LAUSR

Abstract Floating protective barriers provide essential protection to critical governmental, commercial, and private assets that are vulnerable to water-borne intrusion, such as liquefied natural gas terminals, tankers, etc. These barriers require additional evaluation in the case of their deployment at significant water depth in offshore environments. The seaworthiness of the Triton® barrier design developed by HALO Maritime Defense Systems (US) was investigated through a combination of field deployment, physical testing and numerical simulations. The full-scale Triton® barrier, deployed and inspected south-southwest of White Island, Isles of Shoals, New Hampshire, provided important information on its dynamic behavior and the overall structural integrity under monitored environmental conditions.
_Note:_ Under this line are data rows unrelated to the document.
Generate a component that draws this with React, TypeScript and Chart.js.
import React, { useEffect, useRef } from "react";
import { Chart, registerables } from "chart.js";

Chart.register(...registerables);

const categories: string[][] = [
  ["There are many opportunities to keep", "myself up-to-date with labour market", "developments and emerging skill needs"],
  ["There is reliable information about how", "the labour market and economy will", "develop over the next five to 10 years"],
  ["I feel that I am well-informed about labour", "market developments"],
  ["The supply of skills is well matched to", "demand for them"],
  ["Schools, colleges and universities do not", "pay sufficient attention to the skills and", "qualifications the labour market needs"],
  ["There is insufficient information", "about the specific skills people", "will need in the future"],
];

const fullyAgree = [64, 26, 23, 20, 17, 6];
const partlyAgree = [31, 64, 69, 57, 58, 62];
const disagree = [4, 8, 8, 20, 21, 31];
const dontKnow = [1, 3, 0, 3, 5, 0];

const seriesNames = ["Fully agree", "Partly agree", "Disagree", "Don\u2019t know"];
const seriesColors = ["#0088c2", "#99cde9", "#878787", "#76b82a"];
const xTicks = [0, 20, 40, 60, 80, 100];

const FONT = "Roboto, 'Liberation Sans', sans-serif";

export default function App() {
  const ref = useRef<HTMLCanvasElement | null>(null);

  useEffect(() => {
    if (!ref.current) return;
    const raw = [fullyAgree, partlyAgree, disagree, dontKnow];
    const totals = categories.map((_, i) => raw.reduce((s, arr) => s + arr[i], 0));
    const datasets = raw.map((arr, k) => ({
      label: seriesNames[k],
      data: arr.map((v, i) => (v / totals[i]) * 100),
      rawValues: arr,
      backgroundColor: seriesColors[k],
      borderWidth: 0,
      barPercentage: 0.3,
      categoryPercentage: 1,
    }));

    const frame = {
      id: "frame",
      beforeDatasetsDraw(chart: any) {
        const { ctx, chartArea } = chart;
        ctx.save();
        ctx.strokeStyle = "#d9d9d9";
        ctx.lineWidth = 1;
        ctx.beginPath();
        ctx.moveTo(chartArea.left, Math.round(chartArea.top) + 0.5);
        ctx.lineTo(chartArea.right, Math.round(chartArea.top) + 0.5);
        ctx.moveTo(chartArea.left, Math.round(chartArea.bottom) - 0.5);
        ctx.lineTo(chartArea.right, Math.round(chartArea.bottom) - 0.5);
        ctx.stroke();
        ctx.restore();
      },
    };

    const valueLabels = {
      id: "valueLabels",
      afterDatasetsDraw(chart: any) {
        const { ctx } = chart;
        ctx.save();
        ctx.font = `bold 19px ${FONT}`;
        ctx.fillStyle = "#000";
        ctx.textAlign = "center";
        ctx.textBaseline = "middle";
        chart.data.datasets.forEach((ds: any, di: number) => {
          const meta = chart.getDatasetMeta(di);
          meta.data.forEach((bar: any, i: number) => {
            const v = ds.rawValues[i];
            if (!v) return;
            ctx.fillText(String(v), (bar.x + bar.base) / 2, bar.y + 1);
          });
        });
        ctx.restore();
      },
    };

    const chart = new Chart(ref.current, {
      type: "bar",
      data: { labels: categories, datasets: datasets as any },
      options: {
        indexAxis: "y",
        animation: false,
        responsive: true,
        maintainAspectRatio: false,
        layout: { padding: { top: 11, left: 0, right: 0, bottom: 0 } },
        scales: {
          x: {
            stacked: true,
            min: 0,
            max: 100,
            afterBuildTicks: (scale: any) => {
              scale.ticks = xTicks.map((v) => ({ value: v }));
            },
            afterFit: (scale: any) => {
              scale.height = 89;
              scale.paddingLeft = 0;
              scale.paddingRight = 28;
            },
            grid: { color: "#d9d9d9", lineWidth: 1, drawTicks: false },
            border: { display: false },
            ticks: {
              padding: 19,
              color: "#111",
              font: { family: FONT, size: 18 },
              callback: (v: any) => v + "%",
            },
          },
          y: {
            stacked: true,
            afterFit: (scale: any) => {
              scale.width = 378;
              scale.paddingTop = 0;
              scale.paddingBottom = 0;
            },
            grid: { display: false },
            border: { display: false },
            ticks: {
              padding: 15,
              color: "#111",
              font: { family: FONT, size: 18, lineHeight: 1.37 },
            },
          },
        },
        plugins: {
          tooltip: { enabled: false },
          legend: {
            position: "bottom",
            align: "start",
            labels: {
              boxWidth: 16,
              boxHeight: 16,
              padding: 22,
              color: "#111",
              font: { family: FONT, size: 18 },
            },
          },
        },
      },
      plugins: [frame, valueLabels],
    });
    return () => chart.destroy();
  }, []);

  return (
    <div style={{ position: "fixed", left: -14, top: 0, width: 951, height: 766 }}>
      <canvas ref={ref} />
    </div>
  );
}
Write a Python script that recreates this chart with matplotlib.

Physical tests of a Froude-scaled barrier model were conducted in Chase Ocean Engineering Laboratory wave tank at the University of New Hampshire to properly measure response of the structure and its mooring to different single-frequency waves directed parallel and normal to the model. Both physical tests and field study load cases were numerically simulated in finite element Hydro-FE software. The comparisons indicated a good correspondence between physical tests and numerical models in terms of heave, pitch, roll and force response amplitude operators. Overall, the full-scale Triton® barrier has demonstrated robust performance during the offshore field deployment.